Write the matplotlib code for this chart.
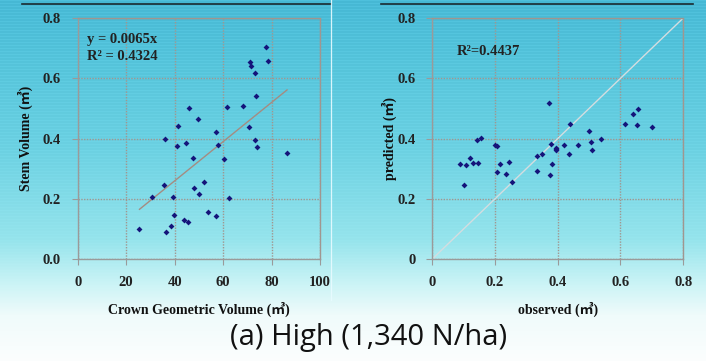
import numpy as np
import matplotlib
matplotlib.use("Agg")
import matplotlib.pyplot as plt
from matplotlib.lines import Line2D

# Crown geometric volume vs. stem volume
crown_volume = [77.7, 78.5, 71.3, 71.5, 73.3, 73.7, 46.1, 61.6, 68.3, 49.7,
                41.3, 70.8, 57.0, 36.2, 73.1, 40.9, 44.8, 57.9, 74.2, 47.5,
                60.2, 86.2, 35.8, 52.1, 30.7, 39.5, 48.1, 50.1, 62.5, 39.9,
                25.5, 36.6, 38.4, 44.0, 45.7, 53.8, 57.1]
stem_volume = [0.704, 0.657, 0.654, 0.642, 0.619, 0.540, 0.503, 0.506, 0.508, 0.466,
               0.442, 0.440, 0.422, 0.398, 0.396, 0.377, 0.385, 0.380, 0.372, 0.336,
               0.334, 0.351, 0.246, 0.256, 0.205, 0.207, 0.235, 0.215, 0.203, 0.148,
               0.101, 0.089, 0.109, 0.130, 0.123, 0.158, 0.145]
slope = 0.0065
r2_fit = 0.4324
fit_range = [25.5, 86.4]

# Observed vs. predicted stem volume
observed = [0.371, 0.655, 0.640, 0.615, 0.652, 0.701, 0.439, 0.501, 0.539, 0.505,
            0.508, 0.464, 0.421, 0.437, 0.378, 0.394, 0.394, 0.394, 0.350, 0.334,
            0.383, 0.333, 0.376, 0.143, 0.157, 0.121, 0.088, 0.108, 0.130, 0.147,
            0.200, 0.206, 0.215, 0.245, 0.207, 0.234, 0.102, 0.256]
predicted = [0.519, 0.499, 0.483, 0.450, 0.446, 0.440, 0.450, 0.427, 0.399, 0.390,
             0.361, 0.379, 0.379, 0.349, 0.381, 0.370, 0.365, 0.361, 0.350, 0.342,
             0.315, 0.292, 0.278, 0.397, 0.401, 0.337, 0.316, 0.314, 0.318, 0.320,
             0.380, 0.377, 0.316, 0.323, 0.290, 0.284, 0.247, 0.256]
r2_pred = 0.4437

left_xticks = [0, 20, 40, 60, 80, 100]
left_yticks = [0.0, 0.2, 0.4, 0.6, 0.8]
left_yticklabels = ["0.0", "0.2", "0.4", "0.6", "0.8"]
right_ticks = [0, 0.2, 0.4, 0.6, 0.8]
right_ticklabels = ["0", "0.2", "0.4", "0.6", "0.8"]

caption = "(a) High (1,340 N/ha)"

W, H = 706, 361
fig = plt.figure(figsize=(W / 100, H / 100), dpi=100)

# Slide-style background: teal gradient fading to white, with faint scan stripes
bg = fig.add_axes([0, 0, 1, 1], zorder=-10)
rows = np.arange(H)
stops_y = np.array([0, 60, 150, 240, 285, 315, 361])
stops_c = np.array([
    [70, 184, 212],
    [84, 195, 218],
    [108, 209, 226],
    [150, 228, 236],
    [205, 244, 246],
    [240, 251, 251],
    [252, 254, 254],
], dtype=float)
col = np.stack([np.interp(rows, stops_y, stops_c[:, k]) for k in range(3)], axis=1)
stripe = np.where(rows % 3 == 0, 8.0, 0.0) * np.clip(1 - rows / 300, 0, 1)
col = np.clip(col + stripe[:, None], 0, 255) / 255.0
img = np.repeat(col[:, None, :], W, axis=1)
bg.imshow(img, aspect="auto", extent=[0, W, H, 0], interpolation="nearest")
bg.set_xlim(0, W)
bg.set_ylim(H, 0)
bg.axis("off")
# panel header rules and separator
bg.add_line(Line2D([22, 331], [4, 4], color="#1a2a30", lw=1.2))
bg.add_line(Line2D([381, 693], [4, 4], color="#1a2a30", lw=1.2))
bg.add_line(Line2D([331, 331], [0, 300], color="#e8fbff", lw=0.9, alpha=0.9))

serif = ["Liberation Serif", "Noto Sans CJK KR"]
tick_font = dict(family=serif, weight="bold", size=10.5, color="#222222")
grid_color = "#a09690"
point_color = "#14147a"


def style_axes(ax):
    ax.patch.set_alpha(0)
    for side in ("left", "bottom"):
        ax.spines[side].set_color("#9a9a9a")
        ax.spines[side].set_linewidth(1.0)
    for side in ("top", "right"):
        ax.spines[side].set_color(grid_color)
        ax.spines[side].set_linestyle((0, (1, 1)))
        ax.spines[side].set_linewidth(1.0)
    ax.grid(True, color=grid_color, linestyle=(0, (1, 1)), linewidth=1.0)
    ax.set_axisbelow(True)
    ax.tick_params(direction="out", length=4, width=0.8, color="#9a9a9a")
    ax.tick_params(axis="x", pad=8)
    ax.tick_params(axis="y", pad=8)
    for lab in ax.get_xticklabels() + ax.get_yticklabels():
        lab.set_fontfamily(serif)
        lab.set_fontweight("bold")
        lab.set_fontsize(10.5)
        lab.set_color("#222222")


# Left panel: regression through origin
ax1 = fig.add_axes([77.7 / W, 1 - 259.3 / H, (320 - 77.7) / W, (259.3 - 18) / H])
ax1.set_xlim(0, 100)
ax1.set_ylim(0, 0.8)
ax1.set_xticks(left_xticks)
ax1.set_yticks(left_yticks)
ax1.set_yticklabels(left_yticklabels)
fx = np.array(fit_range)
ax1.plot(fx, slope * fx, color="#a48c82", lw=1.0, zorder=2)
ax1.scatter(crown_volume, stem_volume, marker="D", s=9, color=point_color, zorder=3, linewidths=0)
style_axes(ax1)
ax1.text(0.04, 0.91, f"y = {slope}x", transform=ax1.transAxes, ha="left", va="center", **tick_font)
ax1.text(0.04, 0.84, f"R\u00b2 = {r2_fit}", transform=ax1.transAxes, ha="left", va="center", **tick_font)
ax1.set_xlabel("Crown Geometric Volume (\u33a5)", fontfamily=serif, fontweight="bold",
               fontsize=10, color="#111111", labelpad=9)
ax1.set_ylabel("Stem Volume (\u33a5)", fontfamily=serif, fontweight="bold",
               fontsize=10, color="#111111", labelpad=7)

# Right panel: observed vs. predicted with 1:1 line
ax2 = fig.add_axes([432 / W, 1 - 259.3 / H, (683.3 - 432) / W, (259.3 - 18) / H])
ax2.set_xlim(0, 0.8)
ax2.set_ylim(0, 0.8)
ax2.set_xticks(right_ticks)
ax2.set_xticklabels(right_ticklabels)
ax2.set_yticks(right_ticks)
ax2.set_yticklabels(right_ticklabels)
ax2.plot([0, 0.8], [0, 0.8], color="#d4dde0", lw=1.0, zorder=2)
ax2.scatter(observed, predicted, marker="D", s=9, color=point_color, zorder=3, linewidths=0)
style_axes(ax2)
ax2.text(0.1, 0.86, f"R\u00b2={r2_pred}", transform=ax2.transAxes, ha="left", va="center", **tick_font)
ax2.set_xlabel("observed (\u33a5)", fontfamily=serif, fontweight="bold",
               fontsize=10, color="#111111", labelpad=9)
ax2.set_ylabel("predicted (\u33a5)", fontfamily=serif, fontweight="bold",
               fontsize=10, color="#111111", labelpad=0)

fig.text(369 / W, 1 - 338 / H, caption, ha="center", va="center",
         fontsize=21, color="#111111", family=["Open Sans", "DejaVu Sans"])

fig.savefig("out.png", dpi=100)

> _EXERCISE BRIEF_: Copy the listing word for word, excluding its pictures.

> _OUTPUT OF THE EXERCISE_:
Write the matplotlib code for this chart.
import numpy as np
import matplotlib
matplotlib.use("Agg")
import matplotlib.pyplot as plt
from matplotlib.lines import Line2D

# Crown geometric volume vs. stem volume
crown_volume = [77.7, 78.5, 71.3, 71.5, 73.3, 73.7, 46.1, 61.6, 68.3, 49.7,
                41.3, 70.8, 57.0, 36.2, 73.1, 40.9, 44.8, 57.9, 74.2, 47.5,
                60.2, 86.2, 35.8, 52.1, 30.7, 39.5, 48.1, 50.1, 62.5, 39.9,
                25.5, 36.6, 38.4, 44.0, 45.7, 53.8, 57.1]
stem_volume = [0.704, 0.657, 0.654, 0.642, 0.619, 0.540, 0.503, 0.506, 0.508, 0.466,
               0.442, 0.440, 0.422, 0.398, 0.396, 0.377, 0.385, 0.380, 0.372, 0.336,
               0.334, 0.351, 0.246, 0.256, 0.205, 0.207, 0.235, 0.215, 0.203, 0.148,
               0.101, 0.089, 0.109, 0.130, 0.123, 0.158, 0.145]
slope = 0.0065
r2_fit = 0.4324
fit_range = [25.5, 86.4]

# Observed vs. predicted stem volume
observed = [0.371, 0.655, 0.640, 0.615, 0.652, 0.701, 0.439, 0.501, 0.539, 0.505,
            0.508, 0.464, 0.421, 0.437, 0.378, 0.394, 0.394, 0.394, 0.350, 0.334,
            0.383, 0.333, 0.376, 0.143, 0.157, 0.121, 0.088, 0.108, 0.130, 0.147,
            0.200, 0.206, 0.215, 0.245, 0.207, 0.234, 0.102, 0.256]
predicted = [0.519, 0.499, 0.483, 0.450, 0.446, 0.440, 0.450, 0.427, 0.399, 0.390,
             0.361, 0.379, 0.379, 0.349, 0.381, 0.370, 0.365, 0.361, 0.350, 0.342,
             0.315, 0.292, 0.278, 0.397, 0.401, 0.337, 0.316, 0.314, 0.318, 0.320,
             0.380, 0.377, 0.316, 0.323, 0.290, 0.284, 0.247, 0.256]
r2_pred = 0.4437

left_xticks = [0, 20, 40, 60, 80, 100]
left_yticks = [0.0, 0.2, 0.4, 0.6, 0.8]
left_yticklabels = ["0.0", "0.2", "0.4", "0.6", "0.8"]
right_ticks = [0, 0.2, 0.4, 0.6, 0.8]
right_ticklabels = ["0", "0.2", "0.4", "0.6", "0.8"]

caption = "(a) High (1,340 N/ha)"

W, H = 706, 361
fig = plt.figure(figsize=(W / 100, H / 100), dpi=100)

# Slide-style background: teal gradient fading to white, with faint scan stripes
bg = fig.add_axes([0, 0, 1, 1], zorder=-10)
rows = np.arange(H)
stops_y = np.array([0, 60, 150, 240, 285, 315, 361])
stops_c = np.array([
    [70, 184, 212],
    [84, 195, 218],
    [108, 209, 226],
    [150, 228, 236],
    [205, 244, 246],
    [240, 251, 251],
    [252, 254, 254],
], dtype=float)
col = np.stack([np.interp(rows, stops_y, stops_c[:, k]) for k in range(3)], axis=1)
stripe = np.where(rows % 3 == 0, 8.0, 0.0) * np.clip(1 - rows / 300, 0, 1)
col = np.clip(col + stripe[:, None], 0, 255) / 255.0
img = np.repeat(col[:, None, :], W, axis=1)
bg.imshow(img, aspect="auto", extent=[0, W, H, 0], interpolation="nearest")
bg.set_xlim(0, W)
bg.set_ylim(H, 0)
bg.axis("off")
# panel header rules and separator
bg.add_line(Line2D([22, 331], [4, 4], color="#1a2a30", lw=1.2))
bg.add_line(Line2D([381, 693], [4, 4], color="#1a2a30", lw=1.2))
bg.add_line(Line2D([331, 331], [0, 300], color="#e8fbff", lw=0.9, alpha=0.9))

serif = ["Liberation Serif", "Noto Sans CJK KR"]
tick_font = dict(family=serif, weight="bold", size=10.5, color="#222222")
grid_color = "#a09690"
point_color = "#14147a"


def style_axes(ax):
    ax.patch.set_alpha(0)
    for side in ("left", "bottom"):
        ax.spines[side].set_color("#9a9a9a")
        ax.spines[side].set_linewidth(1.0)
    for side in ("top", "right"):
        ax.spines[side].set_color(grid_color)
        ax.spines[side].set_linestyle((0, (1, 1)))
        ax.spines[side].set_linewidth(1.0)
    ax.grid(True, color=grid_color, linestyle=(0, (1, 1)), linewidth=1.0)
    ax.set_axisbelow(True)
    ax.tick_params(direction="out", length=4, width=0.8, color="#9a9a9a")
    ax.tick_params(axis="x", pad=8)
    ax.tick_params(axis="y", pad=8)
    for lab in ax.get_xticklabels() + ax.get_yticklabels():
        lab.set_fontfamily(serif)
        lab.set_fontweight("bold")
        lab.set_fontsize(10.5)
        lab.set_color("#222222")


# Left panel: regression through origin
ax1 = fig.add_axes([77.7 / W, 1 - 259.3 / H, (320 - 77.7) / W, (259.3 - 18) / H])
ax1.set_xlim(0, 100)
ax1.set_ylim(0, 0.8)
ax1.set_xticks(left_xticks)
ax1.set_yticks(left_yticks)
ax1.set_yticklabels(left_yticklabels)
fx = np.array(fit_range)
ax1.plot(fx, slope * fx, color="#a48c82", lw=1.0, zorder=2)
ax1.scatter(crown_volume, stem_volume, marker="D", s=9, color=point_color, zorder=3, linewidths=0)
style_axes(ax1)
ax1.text(0.04, 0.91, f"y = {slope}x", transform=ax1.transAxes, ha="left", va="center", **tick_font)
ax1.text(0.04, 0.84, f"R\u00b2 = {r2_fit}", transform=ax1.transAxes, ha="left", va="center", **tick_font)
ax1.set_xlabel("Crown Geometric Volume (\u33a5)", fontfamily=serif, fontweight="bold",
               fontsize=10, color="#111111", labelpad=9)
ax1.set_ylabel("Stem Volume (\u33a5)", fontfamily=serif, fontweight="bold",
               fontsize=10, color="#111111", labelpad=7)

# Right panel: observed vs. predicted with 1:1 line
ax2 = fig.add_axes([432 / W, 1 - 259.3 / H, (683.3 - 432) / W, (259.3 - 18) / H])
ax2.set_xlim(0, 0.8)
ax2.set_ylim(0, 0.8)
ax2.set_xticks(right_ticks)
ax2.set_xticklabels(right_ticklabels)
ax2.set_yticks(right_ticks)
ax2.set_yticklabels(right_ticklabels)
ax2.plot([0, 0.8], [0, 0.8], color="#d4dde0", lw=1.0, zorder=2)
ax2.scatter(observed, predicted, marker="D", s=9, color=point_color, zorder=3, linewidths=0)
style_axes(ax2)
ax2.text(0.1, 0.86, f"R\u00b2={r2_pred}", transform=ax2.transAxes, ha="left", va="center", **tick_font)
ax2.set_xlabel("observed (\u33a5)", fontfamily=serif, fontweight="bold",
               fontsize=10, color="#111111", labelpad=9)
ax2.set_ylabel("predicted (\u33a5)", fontfamily=serif, fontweight="bold",
               fontsize=10, color="#111111", labelpad=0)

fig.text(369 / W, 1 - 338 / H, caption, ha="center", va="center",
         fontsize=21, color="#111111", family=["Open Sans", "DejaVu Sans"])

fig.savefig("out.png", dpi=100)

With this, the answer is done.